I was up in Canada this week, up in Vancouver gas is at $6.00 per gallon. Really.
In any case, what of Ethanol? Well this magical booze made from corn and sugar may be affecting the price of you gas in a subtle way. For a few years now, many states have mandated Ethanol not as an alternative fuel, but as an oxygenating agent for gas, replacing MBTE (methyl butyl tertiary ether) as an additive.
Your high octane gas may be full of corn booze. So prices in Corn and Ethanol alike WILL affect, in some small way, prices of the gasoline that you pump into your tank.
Brazil’s CEPEA Index is at $0.5188 per liter for anhydrate ethanol, and $0.4389 for hydrate ethanol per liter, for January 2009 delivery. This is price at interior mill/refinery.
Prices on September 17 2008 are $0.558 per liter, or $2.114 per gallon.
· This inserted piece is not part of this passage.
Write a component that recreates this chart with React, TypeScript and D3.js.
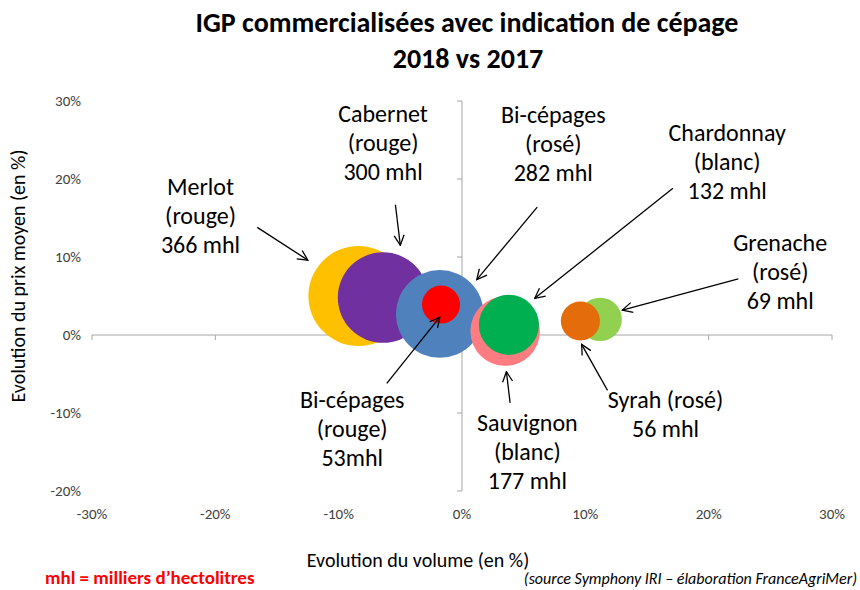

This is for Brazil SUGAR CANE Ethanol.
American Corn Ethanol is suffering, prices are doing strange things. Chicago Board of Trade Ethanol prices are $2.177/gallon. New York Mercantile Exchange prices – New York Harbor – are $2.25/gallon
Retail rack prices of Ethanol in Alabama were $2.8327/gallon on Wed. Sept. 17, but $3.8327/gallon on Tuesday. Meanwhile in Ohio prices are at $2.2900 per gallon on Sept. 17, down from $2.3100 the day before.
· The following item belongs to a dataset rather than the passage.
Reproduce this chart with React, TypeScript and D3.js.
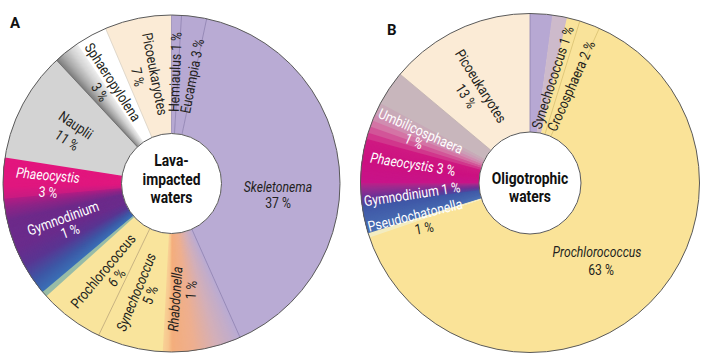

Now this is a decline, so why the problem? After all prices are going down.
One; corn price hedging is rising, and take the price of corn as it rises, added to the stupid ‘cash crunch’ and loss of market liquidity from the current financial crisis, and you can see how Ethanol Producers are affected.
Since most of them are in hock up to their elbows, a LOSS OF MARKET LIQUIDITY MEANS THEIR CREDIT LINES SHRINK, lenders become more conservative, they require increasingly solid collateral to advance credit and loans, this affects producer’s ability to maintain equipment, BUY CORN from local farmers, import corn from other states if necessary, and it shrinks their margins.
Moreover, with hurricane Ike some refineries are out of operation, either due to direct storm damage or POWER FAILURES due to damage to the electric power grid. Moreover NO ONE IS IMPORTING IN THE GULF OF MEXICO – a no-brainer, Chemical tankers can not berth safely with rampant storms.
An Analyst at DTN estimated that margins for Ethanol producers may dip to a negative 25 cents – this means that they are loosing money. $0.25 per gallon in the red.
Chicago board of Trade prices for Corn, per bushel, are $5.540 per September 17, a 22 cent increase. A reason for this increase is linked to the U.S. government bail-out of the sick Insurance Giant, AIG
Another key sign; on Wed. Stock shares of some US ethanol companies plunged.
WHAT DOES THIS MEAN?
Higher prices on Corn flakes and Soda Pop (and High Fructose Corn Syrup is bad for you anyway, it makes you fat. Avoid it at all costs. Eating a pound of sugar is better for you than a bunch of Cokes) and higher prices at the gas tank.